Hanlon's Razor
"Never attribute to malice that which can be adequately explained by incompetence."
A philosophical razor that prevents paranoia, preserves relationships, and focuses energy on fixing systems rather than blaming people.
The Razor Explained
A "razor" is a principle that shaves away unlikely explanations, leaving the simplest or most probable one.
When something goes wrong, our brains are wired to assume intent. It's an evolutionary survival mechanism—assuming the rustle in the bushes is a predator keeps you alive. But in modern life, this bias causes social friction, paranoia, and wasted energy.
Hanlon's Razor reminds us: most negative outcomes result from ignorance, carelessness, or incompetence—not deliberate malice. Applying this razor preserves relationships and directs energy toward fixing systems rather than punishing people.
Cognitive Biases It Counters
Fundamental Attribution Error
We attribute others' mistakes to character ("they're careless") but our own to circumstance ("I was rushed").
Confirmation Bias
If we already distrust someone, we interpret neutral actions as further evidence of their malice.
Negativity Bias
Negative events feel more significant than positive ones, making us overweight bad intentions.
Curse of Knowledge
Once we know something, we forget how hard it was to learn—so others' ignorance looks like willful neglect.
Empathy Gap
We fail to imagine others' mental states, constraints, or context when judging their actions.
Horn Effect
One negative impression colors everything—if they made one mistake, they must be malicious throughout.

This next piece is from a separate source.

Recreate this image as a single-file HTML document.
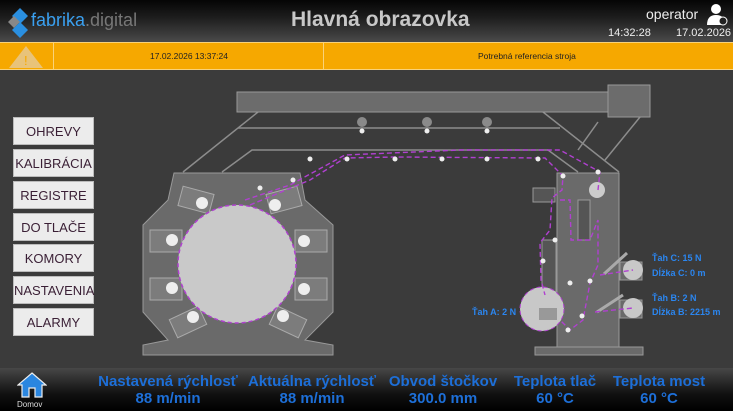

Grey's Law (The Corollary)
BONUS INSIGHT"Any sufficiently advanced incompetence is indistinguishable from malice."
Grey's Law is the dark corollary to Hanlon's Razor. It acknowledges that at some point, the distinction between incompetence and malice becomes irrelevant—the damage is the same.
When to Apply Hanlon's
- • First offense
- • Plausible ignorance
- • No pattern of behavior
- • Low stakes
When Grey's Law Applies
- • Repeated "mistakes"
- • After clear warnings
- • Pattern of harm
- • High stakes negligence
Related: Heinlein's Razor
"Never attribute to malice or stupidity that which can be explained by moderately rational self-interest."
Sometimes actions that seem hostile are simply people optimizing for themselves without considering you. Not malice, not stupidity—just different incentives.